According to a Taub Center for Social Policy Studies report released earlier this week, the price of Israeli home prices increased 53 percent after inflation between 2007 and 2013. This jump was attributed to a growing demand caused by heavy bureaucracy, low interest rates and tax breaks.

Noam Gruber wrote the report’s chapter on the housing market, and observed that a sharp decrease in interest rates due to economic hardships on a global scale, combined with capital market taxation practices that created a comparative advantage for real estate investment, had led to a sharp rise in the demand for housing. He also said that rigid bureaucratic barriers were keeping the housing supply from increasing in a manner consistent with demand, which resulted in competition between investors and young households for the limited supply of new residences.

Israel has such heavy bureaucracy that the real estate market is less able to respond to in prices increases and demand than most other countries of the Western world. Thus, every 1% increase in home prices led to just a 0.38% increase in supply, the report said. That compared with an average of 0.65% for 21 developed economies covered in the report.

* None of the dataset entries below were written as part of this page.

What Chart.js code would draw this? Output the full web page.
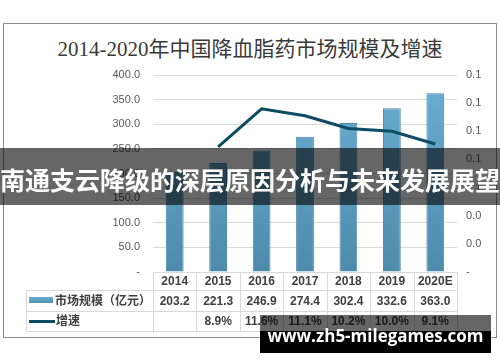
<!DOCTYPE html>
<html>
<head>
<meta charset="utf-8">
<script src="https://cdn.jsdelivr.net/npm/chart.js@4"></script>
<style>
  html, body { margin: 0; padding: 0; background: #fff; }
  #wrap { position: relative; width: 500px; height: 362px; overflow: hidden; }
  #frame { position: absolute; left: 3px; top: 23px; width: 492px; height: 313px; border: 1px solid #8c8c8c; }
  #title { position: absolute; left: 0; top: 32px; width: 500px; text-align: center;
           font: 21px "Liberation Serif", "Noto Sans CJK SC", serif; color: #3a3a3a; }
  canvas { position: absolute; left: 0; top: 0; }
  #banner { position: absolute; left: 0; top: 148px; width: 500px; height: 57px; background: rgba(0,0,0,0.6);
            color: #fff; font: bold 25px "Noto Sans CJK SC", sans-serif; line-height: 57px; text-align: center;
            white-space: nowrap; padding-top: 3px; box-sizing: border-box; }
  #mark1 { position: absolute; left: 260px; top: 315px; width: 231px; height: 16px; background: rgba(0,0,0,0.6); }
  #mark2 { position: absolute; left: 260px; top: 331px; width: 231px; height: 22px; background: #000; }
  #marktext { position: absolute; left: 260px; top: 325px; width: 231px; text-align: center; color: #fff;
              font: bold 17px "Open Sans", sans-serif; line-height: 22px; white-space: nowrap; }
</style>
</head>
<body>
<div id="wrap">
  <div id="frame"></div>
  <div id="title">2014-2020年中国降血脂药市场规模及增速</div>
  <canvas id="c" width="500" height="362"></canvas>
  <div id="banner">南通支云降级的深层原因分析与未来发展展望</div>
  <div id="mark1"></div>
  <div id="mark2"></div>
  <div id="marktext">www.zh5-milegames.com</div>
</div>
<script>
// 数据
const years = ['2014', '2015', '2016', '2017', '2018', '2019', '2020E'];
const marketSize = [203.2, 221.3, 246.9, 274.4, 302.4, 332.6, 363.0];
const growthRate = [null, 0.089, 0.116, 0.111, 0.102, 0.100, 0.091];
const growthLabels = ['', '8.9%', '11.6%', '11.1%', '10.2%', '10.0%', '9.1%'];
const sizeName = '市场规模（亿元）';
const growthName = '增速';

const barTop = '#6aafd4';
const barBottom = '#4e8bab';
const lineColor = '#0d4c62';
const tableFont = 'bold 12px "Liberation Sans", "Noto Sans CJK SC", sans-serif';

// 表格（数据表）绘制插件
const dataTablePlugin = {
    id: 'dataTable',
    afterDraw(chart) {
        const ctx = chart.ctx;
        const x = chart.scales.x;
        const top = chart.chartArea.bottom;
        const colW = (x.right - x.left) / years.length;
        const rowH = [18, 21, 20];
        const y1 = top + rowH[0];
        const y2 = y1 + rowH[1];
        const y3 = y2 + rowH[2];
        const legendLeft = 26;

        ctx.save();
        ctx.strokeStyle = '#d9d9d9';
        ctx.lineWidth = 1;
        ctx.beginPath();
        ctx.moveTo(x.left, top + 0.5); ctx.lineTo(x.right, top + 0.5);
        [y1, y2, y3].forEach(yy => {
            ctx.moveTo(legendLeft, yy + 0.5); ctx.lineTo(x.right, yy + 0.5);
        });
        for (let i = 0; i <= years.length; i++) {
            const xx = Math.round(x.left + i * colW) + 0.5;
            ctx.moveTo(xx, top); ctx.lineTo(xx, y3);
        }
        ctx.moveTo(legendLeft + 0.5, y1); ctx.lineTo(legendLeft + 0.5, y3);
        ctx.stroke();

        ctx.fillStyle = '#404040';
        ctx.font = tableFont;
        ctx.textAlign = 'center';
        ctx.textBaseline = 'middle';
        years.forEach((yr, i) => {
            const cx = x.getPixelForValue(i);
            ctx.fillText(yr, cx, top + rowH[0] / 2 + 1);
            ctx.fillText(marketSize[i].toFixed(1), cx, y1 + rowH[1] / 2 + 1);
            ctx.fillText(growthLabels[i], cx, y2 + rowH[2] / 2 + 1);
        });

        // 图例
        const g = ctx.createLinearGradient(0, y1 + 7, 0, y1 + 14);
        g.addColorStop(0, barTop);
        g.addColorStop(1, barBottom);
        ctx.fillStyle = g;
        ctx.fillRect(29, y1 + 7, 24, 6);
        ctx.strokeStyle = lineColor;
        ctx.lineWidth = 3;
        ctx.beginPath();
        ctx.moveTo(29, y2 + 10.5); ctx.lineTo(55, y2 + 10.5);
        ctx.stroke();

        ctx.fillStyle = '#404040';
        ctx.textAlign = 'left';
        ctx.fillText(sizeName, 55, y1 + rowH[1] / 2 + 1);
        ctx.fillText(growthName, 56, y2 + rowH[2] / 2 + 1);
        ctx.restore();
    }
};

const ctx = document.getElementById('c').getContext('2d');
new Chart(ctx, {
    data: {
        labels: years,
        datasets: [{
            type: 'line',
            label: growthName,
            data: growthRate,
            yAxisID: 'y1',
            borderColor: lineColor,
            borderWidth: 3,
            pointRadius: 0,
            tension: 0,
            order: 0
        }, {
            type: 'bar',
            label: sizeName,
            data: marketSize,
            yAxisID: 'y',
            backgroundColor: (c) => {
                const area = c.chart.chartArea;
                if (!area) return barTop;
                const g = c.chart.ctx.createLinearGradient(0, area.top, 0, area.bottom);
                g.addColorStop(0, barTop);
                g.addColorStop(1, barBottom);
                return g;
            },
            borderColor: '#4a86a8',
            borderWidth: 1,
            categoryPercentage: 1,
            barPercentage: 0.41,
            order: 1
        }]
    },
    options: {
        responsive: false,
        animation: false,
        layout: { padding: { left: 100, right: 0, top: 75, bottom: 90 } },
        plugins: {
            legend: { display: false },
            tooltip: { enabled: false }
        },
        scales: {
            x: {
                grid: { display: false },
                border: { display: false },
                ticks: { display: false },
                afterFit: (s) => { s.height = 0; }
            },
            y: {
                position: 'left',
                min: 0,
                max: 400,
                ticks: {
                    stepSize: 50,
                    padding: 13,
                    color: '#595959',
                    font: { family: '"Liberation Sans", sans-serif', size: 11 },
                    callback: (v) => v === 0 ? '-' : v.toFixed(1)
                },
                grid: {
                    color: (c) => c.tick.value === 0 ? 'rgba(0,0,0,0)' : '#d9d9d9',
                    drawTicks: false
                },
                border: { display: false },
                afterFit: (s) => { s.width = 53; }
            },
            y1: {
                position: 'right',
                min: 0,
                max: 0.14,
                ticks: {
                    stepSize: 0.02,
                    padding: 9,
                    color: '#595959',
                    font: { family: '"Liberation Sans", sans-serif', size: 11 },
                    callback: (v) => v === 0 ? '-' : v.toFixed(1)
                },
                grid: { display: false, drawTicks: false },
                border: { display: false },
                afterFit: (s) => { s.width = 43; }
            }
        }
    },
    plugins: [dataTablePlugin]
});
</script>
</body>
</html>
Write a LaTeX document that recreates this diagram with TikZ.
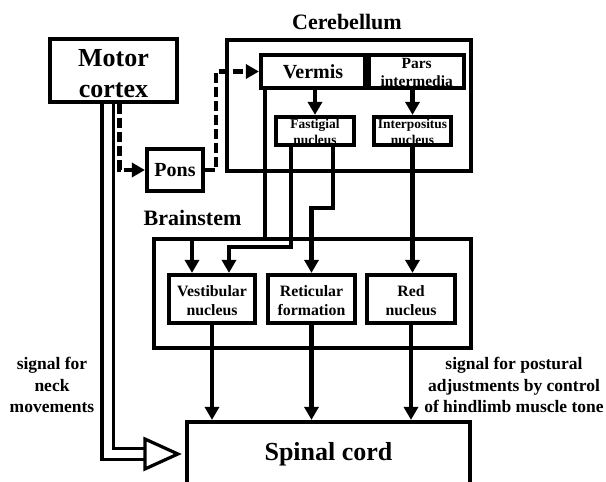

The report said that it took on average 13 years for a residential building to be completed in Israel- two of them on actual construction and the other 11 on planning and issuing licenses. Approvals from regional planning committees typically take five years and those from local committees another three years, the report said.

In spite of the sharp rise in home prices, the rate of home ownership remains high in Israel. The percentage of households that didn’t own a home dropped to 26.5 percent in 2012, the last year for which there are figures, from 27.7 percent six years earlier, the report said.

The number of households who own two or more homes increased almost four-fold to 8.1% from 2.1%, a rise that was especially prominent after 2006. The increase reflects the attractiveness of buying homes as an investment over the stock market and other investments, the report said.

But rental costs also rose between 2008 and 2011, hurting the youngest and elderly sectors of the population who are most likely to rent. The Taub Center estimated that their disposable income had dropped 5% in those years as they spent more and more on rent.

The report noted that if this trend within the young-household population continued, it could well have a long-term negative impact on Israeli homeownership rates, noting that an inordinate amount of residential real estate wealth was in the hands of the older generation.

The report also showed that the short-term solution is to make investing in residential real estate less attractive. Right now, only income in excess of NIS 5,080 ($1,300) a month is liable for taxation. But with the average rent in Israel being just 2,500 shekels, most landlords pay little or nothing on the approximately 640,000 rented units throughout the country.

The Taub Center recommended that rents be taxed at a rate of at least 25 percent, equivalent to the capital gains tax charged on securities investments.

For long-term solutions, the report recommended that planning and approval processes be simplified and decentralized and that the building infrastructure for new housing be given to local authorities. The sale of apartment buildings should be based on a supermajority of the tenants, rather than the National Outline Plan 38, known as Tama 38 in Hebrew.